The canoeists hit the water at 6:30 each morning and work until nightfall. On an average day they cover 25 miles. Eventually they will have done about 1,300 grueling miles.
Pausing at Memphis one recent evening, they said they planned no more trips.
GOD BLESS ENGLAND
In a hot summer heavy with the threat of confrontations in many cities, the U.S. hardly needed an extra starter. Now, thanks to a gallant and perhaps underestimated British Davis Cup team, we have been spared one that had a lot of nasty potential. The British upset heavily favored South Africa last weekend in a tie marked by anti-apartheid demonstrations.

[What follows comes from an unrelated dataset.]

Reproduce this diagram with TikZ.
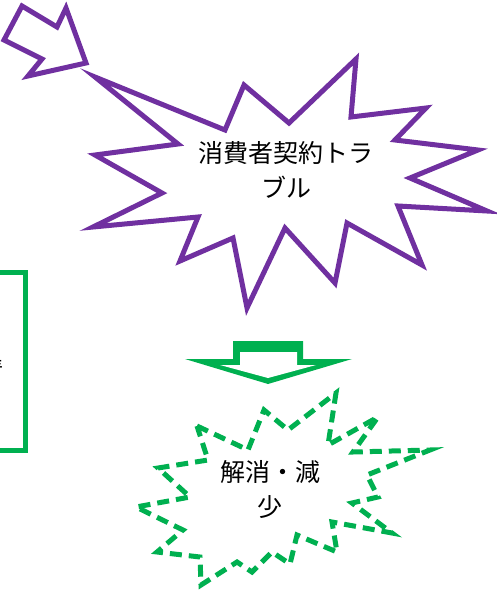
\documentclass[tikz,border=0pt]{standalone}
\usepackage{fontspec}
\newfontfamily\jp{Noto Sans CJK JP}
\definecolor{purp}{HTML}{7030A0}
\definecolor{grn}{HTML}{00B050}
\begin{document}
\begin{tikzpicture}[x=1pt,y=-1pt,
  purpline/.style={draw=purp,line width=5pt,line join=miter,miter limit=10},
  grnline/.style={draw=grn,line width=5pt},
  grndash/.style={draw=grn,line width=5pt,dash pattern=on 12pt off 7pt,line join=miter,miter limit=10},
  label/.style={font=\jp\fontsize{25}{35}\selectfont,align=center,text=black,inner sep=0pt}]
\useasboundingbox (0,0) rectangle (497,596);
% top-left purple arrow
\draw[purpline,fill=white] (22,6) -- (57,27) -- (66,8) -- (86,63) -- (28,76) -- (42,59) -- (4,40) -- cycle;
% purple starburst
\draw[purpline,fill=white] (95,77) -- (225,130) -- (244,85) -- (289,123) -- (356,59) -- (351,117)
  -- (426,108) -- (395,140) -- (478,150) -- (410,178) -- (487,211) -- (398,206) -- (422,265)
  -- (347,223) -- (335,283) -- (285,228) -- (247,308) -- (233,238) -- (180,261) -- (198,217)
  -- (93,227) -- (162,193) -- (95,155) -- (178,144) -- cycle;
\node[label] (trouble) at (286,170) {消費者契約トラ\\ブル};
% left green box (cut off)
\draw[grnline] (-20,272.5) -- (25.5,272.5) -- (25.5,450.5) -- (-20,450.5);
\node[label,anchor=east] (leftcut) at (4,370) {情};
% green block arrow
\fill[grn] (233,341) -- (303,341) -- (303,359) -- (352,359) -- (268,384) -- (185,359) -- (233,359) -- cycle;
\fill[white] (240,352) -- (297,352) -- (297,365) -- (316,365) -- (268,378) -- (220,365) -- (240,365) -- cycle;
% green dashed starburst
\draw[grndash,fill=white] (197,426) -- (248,450) -- (264,410) -- (288,430) -- (336,393) -- (328,445)
  -- (378,417) -- (353,452) -- (430,450) -- (367,475) -- (378,497) -- (352,503) -- (392,533)
  -- (332,522) -- (337,552) -- (297,535) -- (290,564) -- (272,552) -- (252,572) -- (237,562)
  -- (201,585) -- (200,557) -- (157,552) -- (183,530) -- (136,507) -- (190,497) -- (158,468)
  -- (208,460) -- cycle;
\node[label] (reduce) at (270,489.5) {解消・減\\少};
\end{tikzpicture}
\end{document}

These displays were mild compared to what might have happened if the Springboks ultimately had won the right to meet the U.S. in Cleveland. As representatives of a country whose government has discouraged Arthur Ashe from entering its tournaments, and in a city governed by a Negro mayor, the South African team—merely by its presence—almost certainly would have provoked a fierce protest.
Sport should be above politics, of course, but in the real world it often isn't, particularly when one of the competitors does not even subscribe to the theory.
ILLUSTRATION
THEY SAID IT
•Carl Yarborough, stock car driver, on being told he was a father, for the second time, of a daughter, for the second time, when what he would really like is a son: "Next time it'll be different. I think I've figured out what I'm doing wrong."
•Home run slugger Reggie Jackson of the Oakland Athletics: "I don't let all the publicity get to me because next year if I'm only hitting a dollar eight and change people won't come around."
•Paul Brown, coach and general manager of the Cincinnati Bengals, welcoming his team: "We want you to dress well, conduct yourselves well. We're not interested in youth rebellion or the campus oddballs you see here or elsewhere. People like that have what doctors call a psychosis to be noticed."
•O. J. Simpson: "There is no principle involved in my holdout. Just money."
•Norm Cash, Detroit first baseman, on retiring: "I'm not going to quit a $60,000 to $70,000 job to go to work."